Wednesday, November 16, 2011

Penalizing poverty

2011-11-16 "How Big Banks And States Scheme Against The Unemployed" by Sam Taxy
[http://www.care2.com/causes/how-big-banks-and-states-scheme-against-the-unemployed.html]
There are a lot of reasons why people are angry at big banks, leading more than a million people to withdraw their funds last week on Bank Transfer Day. Well, now big banks have given everyone yet another reason to hate them — charging exorbitant fees to people receiving unemployment benefits with the help of state governments.

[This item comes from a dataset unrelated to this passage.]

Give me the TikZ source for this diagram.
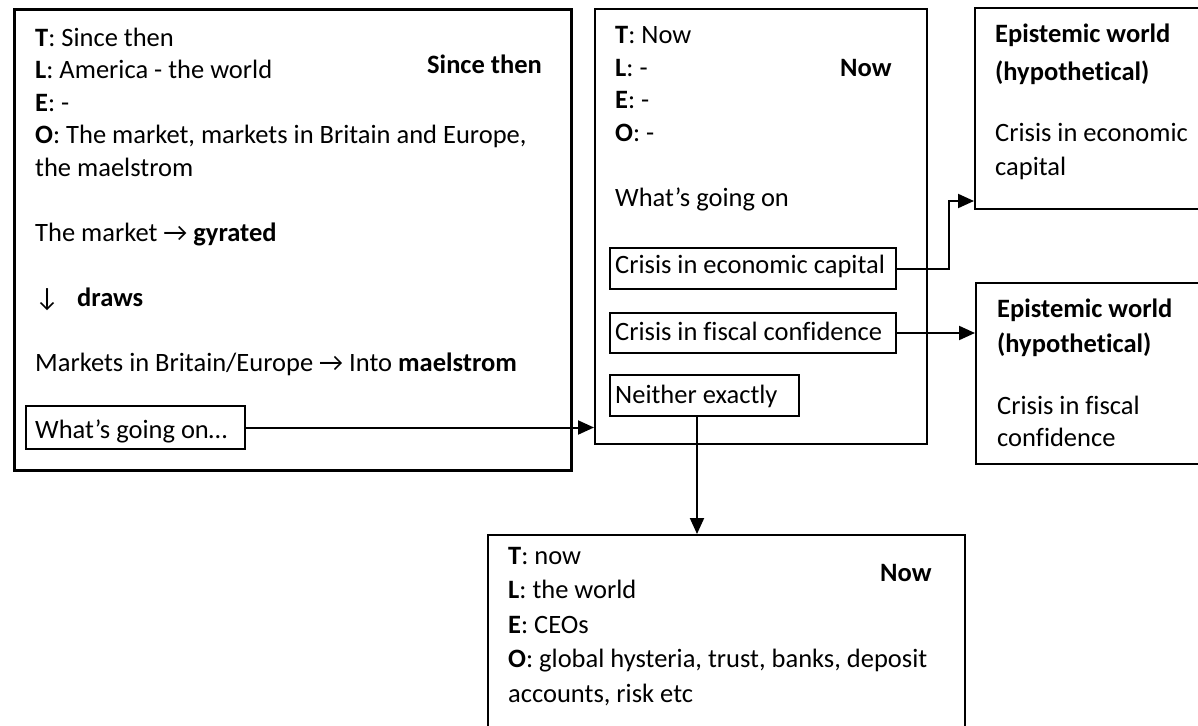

Janell Ross of the Huffington Post explains [http://www.huffingtonpost.com/2011/11/01/bank-fees-unemployment-benefits_n_1033700.html] that in “41 states major banks and financial firms have secured contracts to provide access to public benefits via prepaid debit cards. And banks are increasingly extracting hefty cuts of these funds through an assortment of small fees [http://www.credit.com/blog/2011/05/report-states-let-banks-charge-unemployed-workers-junk-fees/].” When she says that banks “secured contracts,” what that means is that they were given quasi-monopoly control of people receiving unemployment benefits — if someone wants to claim their benefits, they have to go through one of the big banks. Often, direct deposit or paper checks aren’t even an option, so the unemployed have to use pre-paid debit cards, which are associated with all kinds of crazy fees — for too many withdrawals, for going to see a teller, for pretty much anything.
That’s not even the worst part, though. In California, the state government is receiving $8 million dollars in kickbacks from Bank of America for providing the bank with this cash cow [http://www.americanbanker.com/issues/176_221/debit-fees-bank-of-america-unemployment-benefits-cards-1044041-1.html?zkPrintable=1&nopagination=1]. So let’s get this straight — big banks are paying the state of California for the ability to levy huge fees on the unemployed. These kinds of fees are catastrophic, especially for those who have lost their jobs and most of their income. As finance blogger Felix Salmon notes [http://blogs.reuters.com/felix-salmon/2011/11/14/the-unemployment-debit-card-scandal/], “people on unemployment benefits live very stretched, high-stress lives where pennies count. And they simply can’t afford the fees that banks like BofA and US Bank are levying with abandon on some of America’s poorest and neediest. The fact that the states are going along with the banks on this is just gruesome.” He goes on to rightfully call it “evil.”
Salmon is 100% correct: the point of unemployment benefits is to allow people who have lost their jobs to land on their feet, not to try to funnel their money to huge conglomerates making billion dollar profits. The fact that this kind of abuse originates in state regulatory bodies is especially disheartening — government regulators should focus on helping out those who have lost their livelihoods before trying to enrich banks even more. This scandal underscores the importance of the Occupy Wall Street movement — clearly, government is putting big banks above its constituents. It’s time for us to change that kind of cozy and corrupt relationship.